Take a look at just one of gulp's dependencies (and arguably one of the most important) vinyl-fs which it uses for file watching. This is the actual chain of abstractions for the file watching functionality in gulp.

vinyl-fs < glob-watcher < gaze < graceful-fs

    * gulp.watch uses vfs.watch provided by vinyl-fs

    * vfs.watch is actually just glob-watcher (lol)

    * glob-watcher is a simple 20 line wrapper around gaze watch

    * gaze uses graceful-fs to watch full paths
4 levels of library abstraction for file watching. Something that the built-in fs.watch handles natively.

Here's the actual description of the gaze library "A globbing fs.watch wrapper built from the best parts of other fine watch libs."

Yet apparently that wasn't enough as the gulp authors had to toss in 2 more layers on top of it.
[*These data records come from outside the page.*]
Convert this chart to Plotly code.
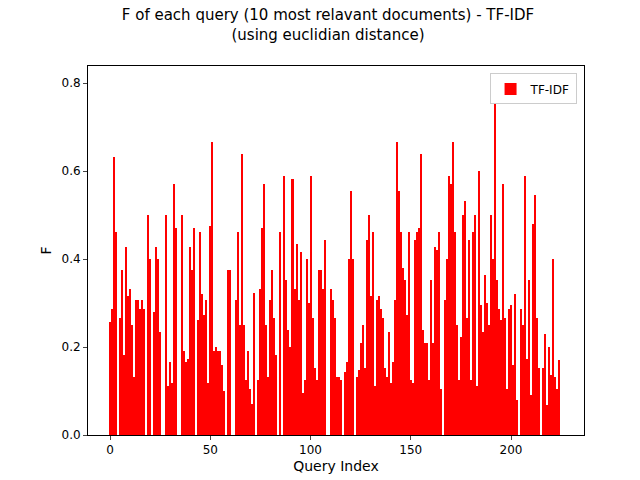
import plotly.graph_objects as go

# F values per query (index 0..224)
f_part1 = [.258, .286, .632, .461, 0, .266, .375, .182, .427, .317, .332, .25, .132, .307, .307, .286,
           .307, .286, 0, .5, .4, 0, .28, .427, .4, .234, 0, 0, .5, .111, .166, .118, .57, .47, 0, 0,
           .5, .191, .166, .173, .427, .375, .47, 0, .262, .461, .32, .273, .307, .118, .475, .666,
           .191, .2, .191, .191, .159, .1, 0, .375, .375]
f_part2 = [0, 0, .307, .461, .25, .639, .25, .125, .191, .105, .07, .323, 0, .125, .332, .47, .57,
           .25, .132, .307, .375, .266, .182, 0, .461, 0, .589, .352, .239, .2, .582, .332, .434,
           .307, .416, .095, .125, .4, .3, .589, .266, .152, .125, .375, .375, .332, .443, 0, 0,
           .332, .307, .266, .132, .132, .125, 0, .143, .166, .4, .555, .4, 0, .132]
f_part3 = [.148, .209, .25, .152, .443, .5, .316, .461, .111, .307, .316, .286, .266, .152, .132,
           .234, .118, .166, .307, .666, .555, .461, .38, .352, .273, .461, .125, .118, .443, .461,
           .47, .639, .239, .209, .209, .125, .352, .209, .427, .42]
f_part4 = [.461, .105, 0, .307, .4, .589, .57, .666, .461, .25, .125, .223, .5, .532, .266, .443,
           .125, .461, .5, .111, .6, .295, .234, .364, .3, .25, .5, .4, .766, .352, .286, .261, .57,
           .266, .105, .286, .295, .159, .32, .08, 0, .286, .25, .589, .173, .352, .091, .48, .545,
           .266, .152, 0, .152, .23, .068, .2, .136, .4, .132, .105, .17]

f_values = f_part1 + f_part2 + f_part3 + f_part4
query_index = list(range(len(f_values)))

# the middle block of bars renders as solid in the reference
widths = [1.0 if 62 <= i <= 163 else 0.4 for i in query_index]

fig = go.Figure(go.Bar(x=query_index, y=f_values, width=widths, name="TF-IDF",
                       marker=dict(color="#ff0000", line=dict(width=0)), showlegend=True))

fig.update_layout(
    width=640, height=480,
    margin=dict(l=80, r=64, t=58, b=53, autoexpand=False),
    paper_bgcolor="white", plot_bgcolor="white",
    font=dict(family="DejaVu Sans", size=12, color="black"),
    title=dict(text="F of each query (10 most relavant documents) - TF-IDF<br>(using euclidian distance)",
               x=0.5, xanchor="center", y=0.975, yanchor="top", font=dict(size=15)),
    bargap=0,
    xaxis=dict(title=dict(text="Query Index", standoff=4), range=[-11, 236.4], tickvals=[0, 50, 100, 150, 200],
               showline=True, mirror=True, linecolor="black", ticks="outside", ticklen=4,
               showgrid=False, zeroline=False, automargin=False),
    yaxis=dict(title=dict(text="F", standoff=6), range=[0, 0.839], tickvals=[0, .2, .4, .6, .8], tickformat=".1f",
               showline=True, mirror=True, linecolor="black", ticks="outside", ticklen=4,
               showgrid=False, zeroline=False, automargin=False),
    legend=dict(x=0.985, y=0.98, xanchor="right", yanchor="top", bordercolor="#cccccc",
                borderwidth=1, font=dict(size=12)),
)

fig.write_html("out.html")
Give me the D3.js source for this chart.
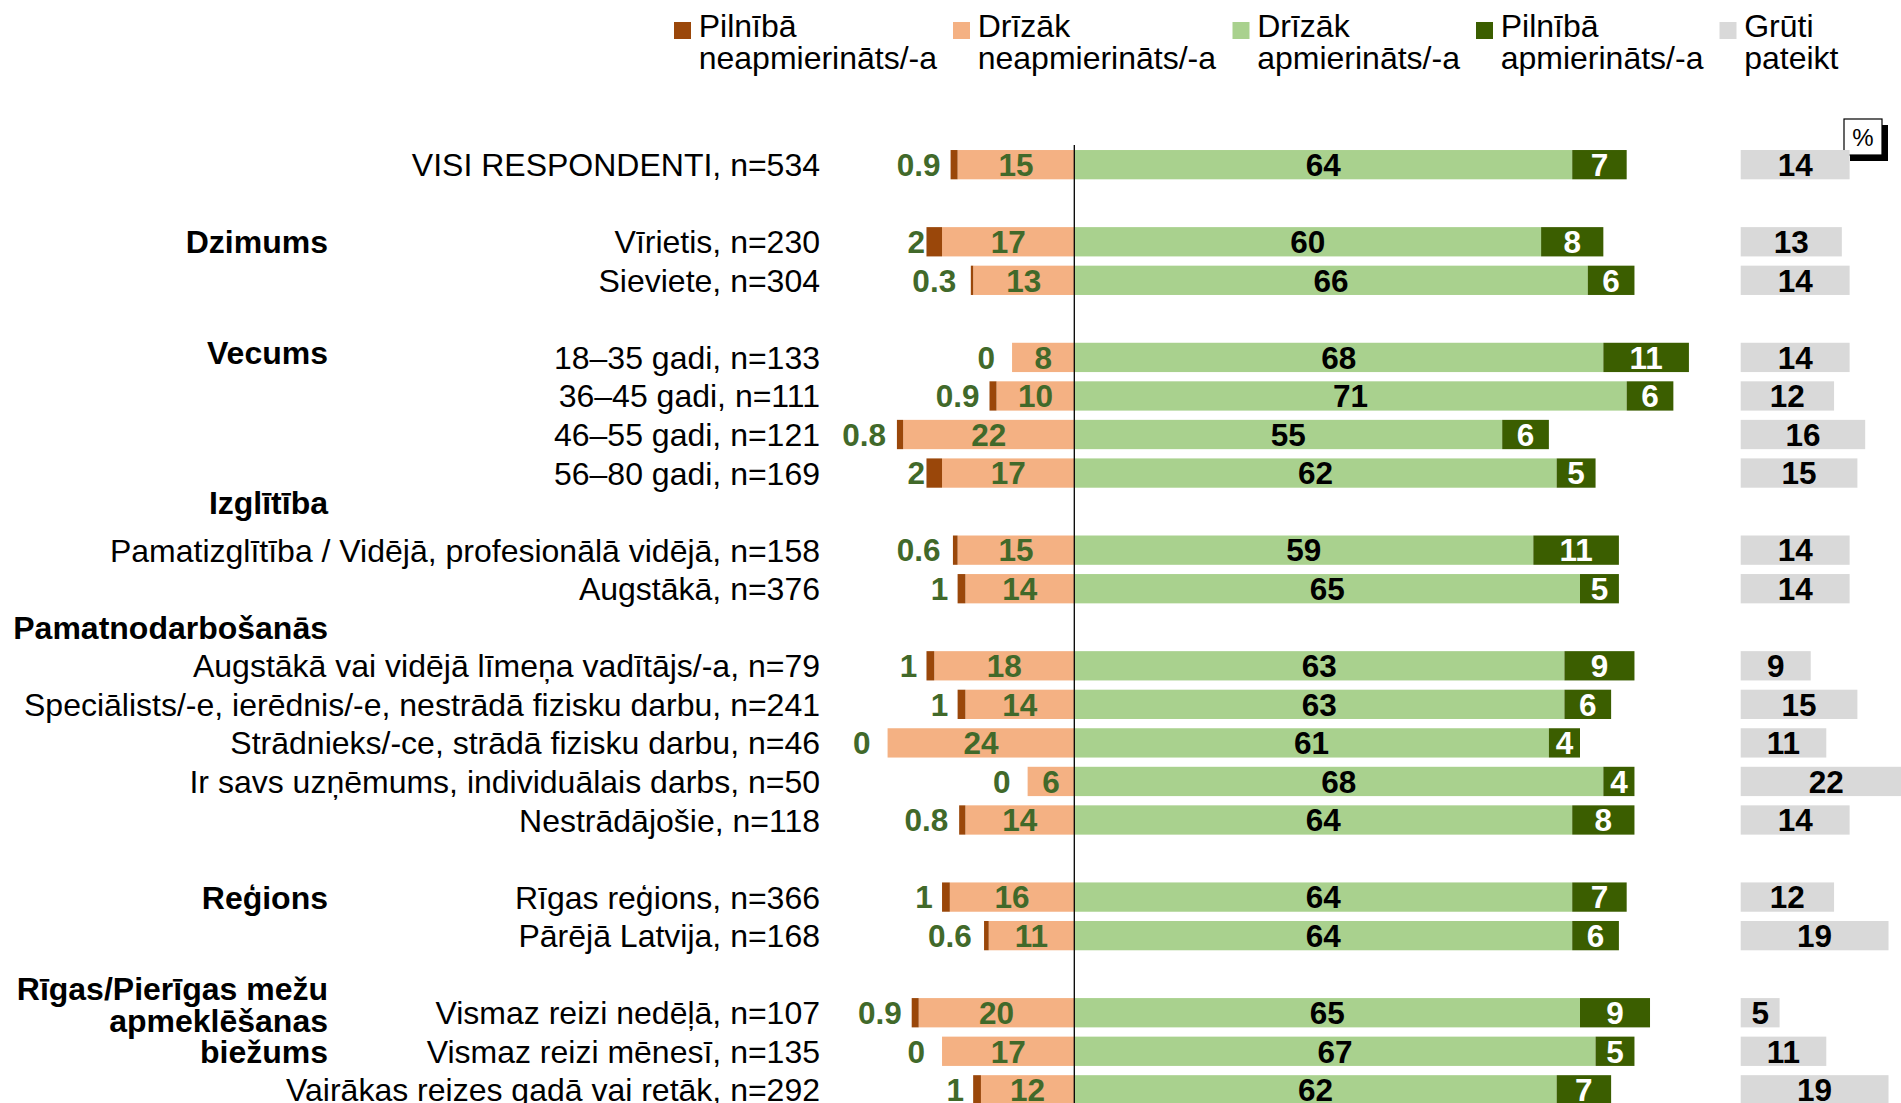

And at the end of the day gulp still sucks for watching files on linux.

I understand that there are other pieces of vfs that are being used by gulp...but it still doesn't make any sense to me how there can be SOOO many accepted libraries dealing with just file watching. And instead of making a pull request for new features on existing libraries, developers are just building other libraries around them to do what they want.

There's so much fragmentation in the JS world and no one can seem to ever agree to work together on anything. In comparison, in the Python world there's pretty much one agreed upon library for something like file watching "watchdog". There are alternatives but it stands out above all the rest.

3 comments

fs.watch actually doesn't work just fine, not sure what gave you that impression. We went with the best file watcher that was around at the time because we didn't feel the need to write our own. The layers of abstraction are there so other people can make use of them as modules. We are (and have been) evaluating other solutions for file watching but gaze is still the best option for us to use under the hood.
I've been stuck in file watching hell before... CHOKIDAR!!!!!

I actually had a really interesting conversation with Bert Belder about some of the lower level problem with file watching. It came up that perhaps there could be a working group around fixing this issue.

The problem with file watching in JS land isn't the libraries, its node. I'll point you at the documentation [1]. fs.watch is inconsistent, unreliable, unperformant on certain platforms, and a layer too low for most applications. For that matter, npm is worlds better than python which is why you don't tend to see crazy dependency graphs in python.

[1] https://nodejs.org/api/fs.html#fs_caveats

I think the deep dependency graphs enabled by npm and a community rigorously embracing semver are fantastically exciting. I'm of the opinion that it is one of the platform's biggest strengths.